Indrani is a Bengali romantic drama film directed by Niren Lahiri based on a story of Achintya Kumar Sengupta. This film was released in 1958 under the banner of H.N.C. Productions. Nachiketa Ghosh was the music director of the movie. The film stars Uttam Kumar and Suchitra Sen in lead role. This was the first Bengali film where the legendary playback singer Mohammed Rafi was featured. Later he worked with Uttam Kumar in 1967 film Chhoti Si Mulaqat. The film became a blockbuster hit at the box office and ran over 70 days in theaters.

==Plot==
Indrani Mukherjee the only daughter of a staunch Brahmin in a village studies at Kolkata and stays in a girls' hostel. She meets Sudarshan Dutta, who had a brilliant career as a student and is doing his PhD. They fall in love, and Indrani wants to get married with him as soon as possible. She goes back to her village and informs her father of her intention to get married, Indrani's father takes umbrage as Sudarshan is not a Brahmin and also unemployed.

Sudarshan too warns Indrani that he won't be able to provide for her. Indrani marries Sudarshan and is tormented at Sudarshan's house by his mother and sisters in law because of several emotional strains at play. To avoid further complications at home, Indrani gets a job as a teacher in Dinajpur.

Their relationship between the newly married couple becomes complicated due to miscommunication or lack of communication between themselves, conflicting egos, misunderstandings and external elements adding fuel to the fire in an already charged emotional environment. One day, after a heated exchange between two people that started their journey fiercely loving and trusting one another, Sudarshan leaves Indrani and goes in search of a job elsewhere.

He there meets a retired teacher (Chhabi Biswas) with a dream of making a change in the lives of have-nots. They understand one another's aspirations and dream and team up to make a change by working in a remote village and improving its irrigation system by digging canal from a nearby river. News about his work and devotion gets published and he becomes famous.

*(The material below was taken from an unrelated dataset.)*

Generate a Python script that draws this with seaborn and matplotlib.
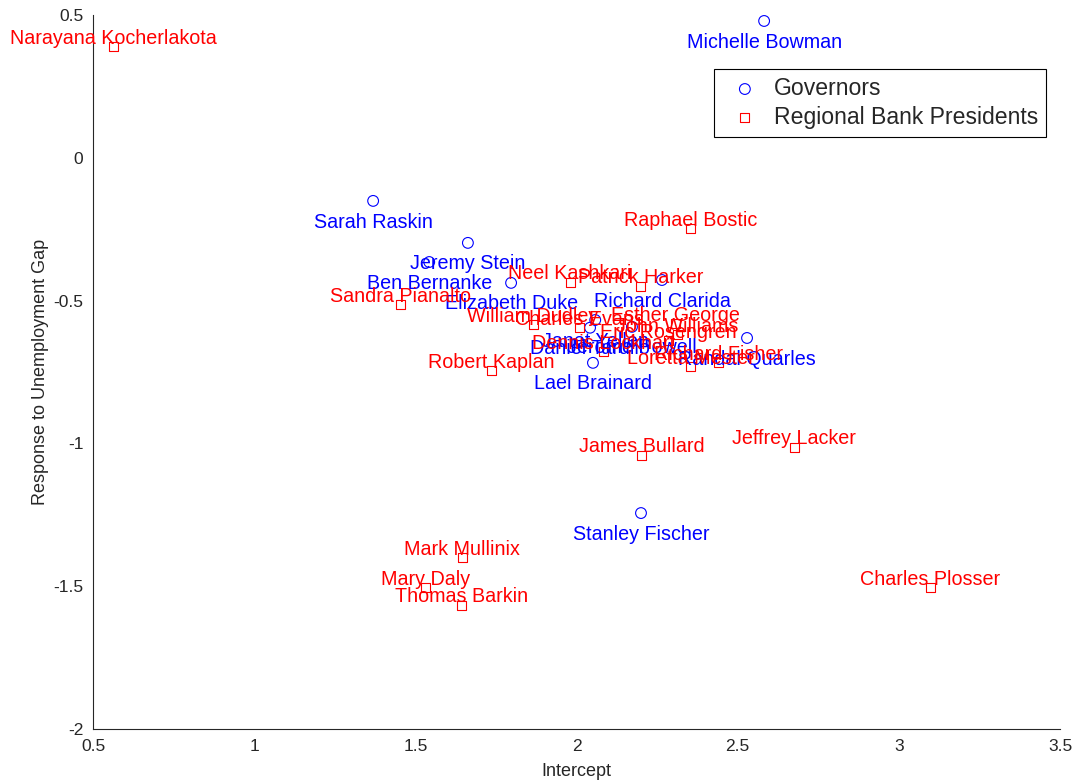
import numpy as np
import pandas as pd
import matplotlib
matplotlib.use("Agg")
import matplotlib.pyplot as plt
from matplotlib.ticker import FuncFormatter
import seaborn as sns

# Board of Governors
gov_names = ["Michelle Bowman", "Sarah Raskin", "Jeremy Stein", "Ben Bernanke",
             "Elizabeth Duke", "Richard Clarida", "Janet Yellen", "Daniel Tarullo",
             "Jerome Powell", "Randal Quarles", "Lael Brainard", "Stanley Fischer"]
gov_intercept = [2.582, 1.369, 1.663, 1.543, 1.797, 2.265, 2.058, 2.042,
                 2.172, 2.529, 2.051, 2.200]
gov_response = [0.479, -0.151, -0.298, -0.365, -0.438, -0.428, -0.568, -0.595,
                -0.592, -0.631, -0.718, -1.244]

# Regional Reserve Bank presidents
pres_names = ["Narayana Kocherlakota", "Raphael Bostic", "Neel Kashkari", "Patrick Harker",
              "Sandra Pianalto", "William Dudley", "Charles Evans", "Esther George",
              "John Williams", "Eric Rosengren", "Dennis Lockhart", "Loretta Mester",
              "Richard Fisher", "Robert Kaplan", "James Bullard", "Jeffrey Lacker",
              "Mark Mullinix", "Mary Daly", "Thomas Barkin", "Charles Plosser"]
pres_intercept = [0.562, 2.355, 1.980, 2.200, 1.453, 1.865, 2.008, 2.306,
                  2.312, 2.284, 2.085, 2.355, 2.439, 1.735, 2.203, 2.675,
                  1.645, 1.533, 1.642, 3.097]
pres_response = [0.388, -0.249, -0.435, -0.449, -0.515, -0.585, -0.596, -0.582,
                 -0.620, -0.641, -0.680, -0.732, -0.718, -0.746, -1.041, -1.013,
                 -1.401, -1.506, -1.566, -1.506]

x_ticks = [0.5, 1.0, 1.5, 2.0, 2.5, 3.0, 3.5]
y_ticks = [-2.0, -1.5, -1.0, -0.5, 0.0, 0.5]

gov = pd.DataFrame({"name": gov_names, "Intercept": gov_intercept,
                    "Response": gov_response, "group": "Governors"})
pres = pd.DataFrame({"name": pres_names, "Intercept": pres_intercept,
                     "Response": pres_response, "group": "Regional Bank Presidents"})

sns.set_style("white")
plt.rcParams["font.family"] = ["Liberation Sans", "DejaVu Sans"]
plt.rcParams["axes.unicode_minus"] = False

fig = plt.figure(figsize=(10.73, 7.84), dpi=100)
ax = fig.add_axes([0.0867, 0.0702, 0.9012, 0.9107])

BLUE = (0, 0, 1)
RED = (1, 0, 0)

sns.scatterplot(data=gov, x="Intercept", y="Response", ax=ax, marker="o", s=60,
                color=BLUE, facecolor="none", edgecolor=BLUE, linewidth=0.8,
                label="Governors", zorder=3)
sns.scatterplot(data=pres, x="Intercept", y="Response", ax=ax, marker="s", s=42,
                color=RED, facecolor="none", edgecolor=RED, linewidth=0.8,
                label="Regional Bank Presidents", zorder=3)

# Governor names sit below their markers, presidents' names above
for _, r in gov.iterrows():
    ax.annotate(r["name"], (r["Intercept"], r["Response"]), xytext=(0, -15.2),
                textcoords="offset points", ha="center", va="center",
                color=BLUE, fontsize=14.2, zorder=4)
for _, r in pres.iterrows():
    ax.annotate(r["name"], (r["Intercept"], r["Response"]), xytext=(0, 6.0),
                textcoords="offset points", ha="center", va="center",
                color=RED, fontsize=14.2, zorder=4)

ax.set_xlim(0.5, 3.5)
ax.set_ylim(-2.0, 0.5)
ax.set_xticks(x_ticks)
ax.set_yticks(y_ticks)
fmt = FuncFormatter(lambda v, p: "%g" % v)
ax.xaxis.set_major_formatter(fmt)
ax.yaxis.set_major_formatter(fmt)
ax.tick_params(direction="in", length=5, width=0.8, colors="#262626",
               labelsize=12.5, pad=7)
for side in ("top", "right"):
    ax.spines[side].set_visible(False)
for side in ("left", "bottom"):
    ax.spines[side].set_color("#262626")
    ax.spines[side].set_linewidth(0.8)

ax.set_xlabel("Intercept", fontsize=13, color="#262626", labelpad=7)
ax.set_ylabel("Response to Unemployment Gap", fontsize=13, color="#262626", labelpad=3)

leg = ax.legend(loc="upper right", bbox_to_anchor=(1046 / 1073, 1 - 69 / 784),
                bbox_transform=fig.transFigure, borderaxespad=0, fontsize=16.6,
                fancybox=False, framealpha=1, edgecolor="black",
                handlelength=2.0, handletextpad=0.25, borderpad=0.35,
                labelspacing=0.25, markerscale=1.0)
leg.get_frame().set_linewidth(0.8)

fig.savefig("out.png", dpi=100)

Indrani is delighted to see the talent realized she always knew existed in Sudarshan (which is perhaps one of the reasons she fell in love with him) and leaves everything, even her successful position at Dinajpur to join him, her love of life. Sudarshan, however, was still sore at the hurt he thought he received due to Indrani, and was slightly reluctant to accept her in his life again. It then took an accident of fire for both of them to realise how much they loved one another and how much they cared for each other.

==Cast==
- Uttam Kumar as Sudarshan Dutta
- Suchitra Sen as Indrani Mukherjee
- Namita Sinha as Indrani's roommate at hostel
- Chhabi Biswas
- Tulsi Chakraborty
- Jiben Bose
- Shyam Laha
- Tarun Kumar Chatterjee
- Gangapada Basu
- Chandrabati Devi as Sudarshan Dutta's mother
- Gita Dey as Sudarshan's second sister-in-law

==Production==
During the recording of the songs, composer Nachiketa Ghosh decided that he will include a Hindi song in the film, which he wished to be sung by Mohammed Rafi. The idea seemed improbable at first because nobody was sure whether Rafi was going to sing in a Bengali film.

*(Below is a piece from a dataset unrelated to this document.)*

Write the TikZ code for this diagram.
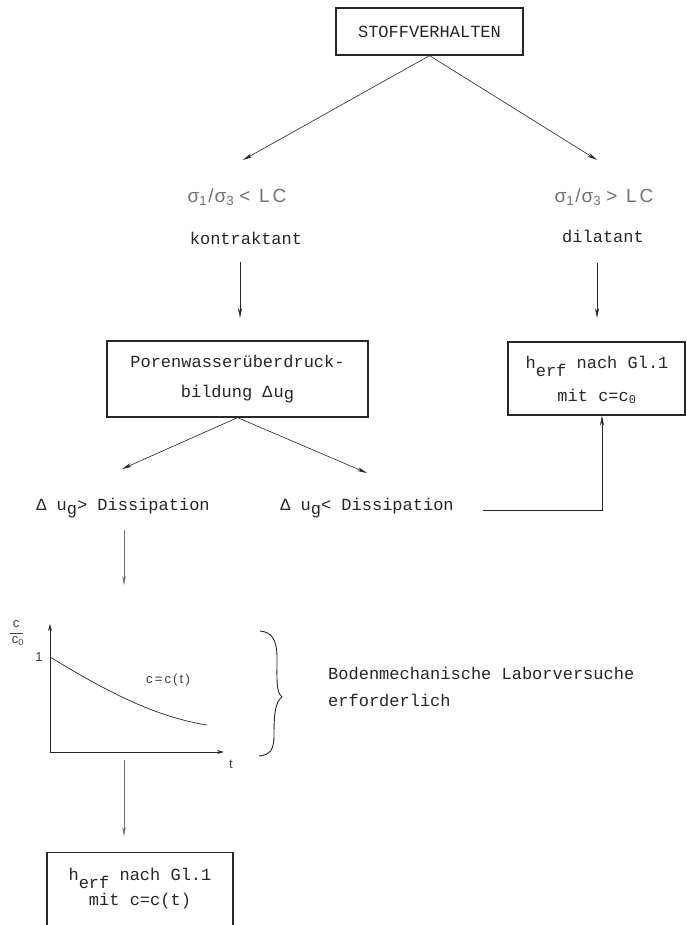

Eventually Hemanta Mukherjee took the responsibility as he was already a big name in Bombay. He took Nachiketa to Rafi's house, who liked the tune instantly upon listening to it. But when he heard that only a maximum of five hundred rupees was possible for the playback, he hesitated. As Mukherjee and Ghosh were about to leave empty-handed, Rafi called them back and declared that he will render the song for free.

==Soundtrack==

song title
| No. | Title | singer(s) | Length |
|---|---|---|---|
| 1. | "Surya Dobar Pala" | Hemanta Mukherjee | 3:06 |
| 2. | "Neer Choto Kshati Nei" | Hemanta Mukherjee Geeta Dutt | 3:20 |
| 3. | "Durer Tumu Aaj" | Geeta Dutt | 3:25 |
| 4. | "Bhangre Bhangre Bhang" | Hemanta Mukherjee | 3:03 |
| 5. | "Jhanak Jhanak Kanak Knakon Baje" | Geeta Dutt | 2:40 |
| 6. | "Sabh Kuch Lutakar" | Mohammed Rafi | 3:37 |
| 7. | "Ogo Sundar Jano Naki" | Geeta Dutt | 2:57 |
| Total length: |  |  | : 22:08 |

==Reception==
The Times Of India wrote "It’s a film much ahead of its time breaking the stereotypes at that time. It’s one of the very few early films in Indian cinema that dealt with the ramifications of a husband-wife relationship where the wife becomes successful and the husband fails to succeed in life".